PM defends tax amnesty and decision to keep beneficiaries’ names secret
Mariano Rajoy says he found out about Rodrigo Rato’s arrest through the media
Prime Minister Mariano Rajoy on Wednesday addressed Congress to defend his government’s 2012 tax amnesty and his party’s refusal to publicize the names of the people who applied for it.
Rajoy told Socialist leader Pedro Sánchez that the €124 billion that the state collected through the procedure justifies the move. He also compared it with earlier tax amnesties offered by Socialist governments.
Some PP officials believe Rato is being dragged through the mud to show the party will not tolerate wrongdoing by anyone
“Our regularization does not wipe out crimes,” said the Popular Party (PP) leader, a reference to the fact that around 715 individuals who legalized their tax situation in 2012 are now being investigated for possible money laundering.
His deputy, Soraya Sáenz de Santamaría, added that the PP’s amnesty was very different from the Socialist amnesties of 1984 and 1991, which she described as “opaque” and “lacking any control.”
But the Socialist leader insisted that the names of all the amnesty beneficiaries must be made public. One of these people is Rodrigo Rato, a former senior PP official and ex-managing director of the International Monetary Fund who is also on the list of 715 money laundering suspects.
Rato was briefly arrested last week after the Madrid Attorney’s Office filed charges of tax fraud, asset stripping and money laundering against him. His Madrid home and office were searched in a highly publicized operation that the prime minister said he had no early knowledge of.
“Everyone knows that I am a friend of his, and I can say that it was a great blow, but this was an independent action by the Tax Agency and the police; the government had nothing to do with it and I found out about it through the media,” Rajoy said at a meeting of business leaders in Madrid on Tuesday.
The issue of Rato’s downfall had been raised by María Dolores Dancausa, managing director of Bankinter, who wondered whether the former economy minister and deputy prime minister was being judged ahead of time.
While nobody will come out and say it, several PP officials privately believe that the man once described as the architect of Spain’s economic miracle is being dragged through the mud to convey the sense that the PP will not tolerate wrongdoing, not even by a former party heavyweight.

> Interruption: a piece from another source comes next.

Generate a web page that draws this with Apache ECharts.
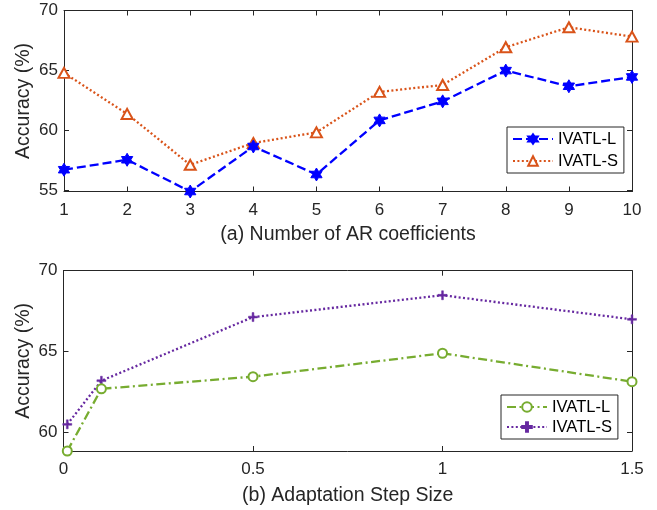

With local and regional elections coming up in May, and a general election in November, the ruling conservatives are struggling to shake off the negative effects of major corruption scandals such as Gürtel and Púnica.
These and other cases affecting the PP and its main rival, the Socialist Party – itself laboring under the effects of the ERE case in Andalusia – are believed to be behind growing voter support for political newcomers Podemos and Ciudadanos.